Question

The ionic radii of $O^{2-},F^{-},N{a}^{+}$ and $M{g}^{2+}$ are 1.35, 1.34, 0.95 and 0.66 $\mathring{A}$ respectively. The radius of the $Ne$ atom is:

• A. 1.54 $\mathring{A}$
• B. 1.12 $\mathring{A}$
• C. 0.85 $\mathring{A}$
• D. 0.50 $\mathring{A}$

Answer 1

The correct option is B 1.12 $\mathring{A}$

Here all these species are isoelectronic species.

The species which has maximum negative charge will have maximum ionic radii and the species which have maximum positive charge will have minimum ionic radii.

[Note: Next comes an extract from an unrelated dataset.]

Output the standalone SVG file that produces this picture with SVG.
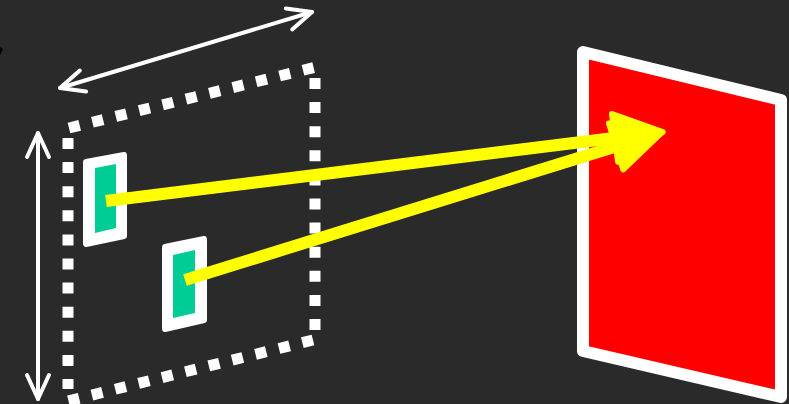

Thus, the order of ionic radii will be:

$O^{2-}>F^{-}>Ne>N{a}^{+}>M{g}^{2+}$

Here Ne has greater ionic radii than sodium and magnesium ion as Ne has a van der Waals radius which is larger than the ionic radii of these cations.

Thus radii of $Ne$ should be between $F^{-}$ and $N{a}^{+}$.

i.e. radii of $Ne$ should be greater than 0.95 $\mathring{A}$ and less than 1.34 $\mathring{A}$.

Thus ionic radii of $Ne$ should be 1.12$A^0$.

Hence, the correct option is $\text{B}$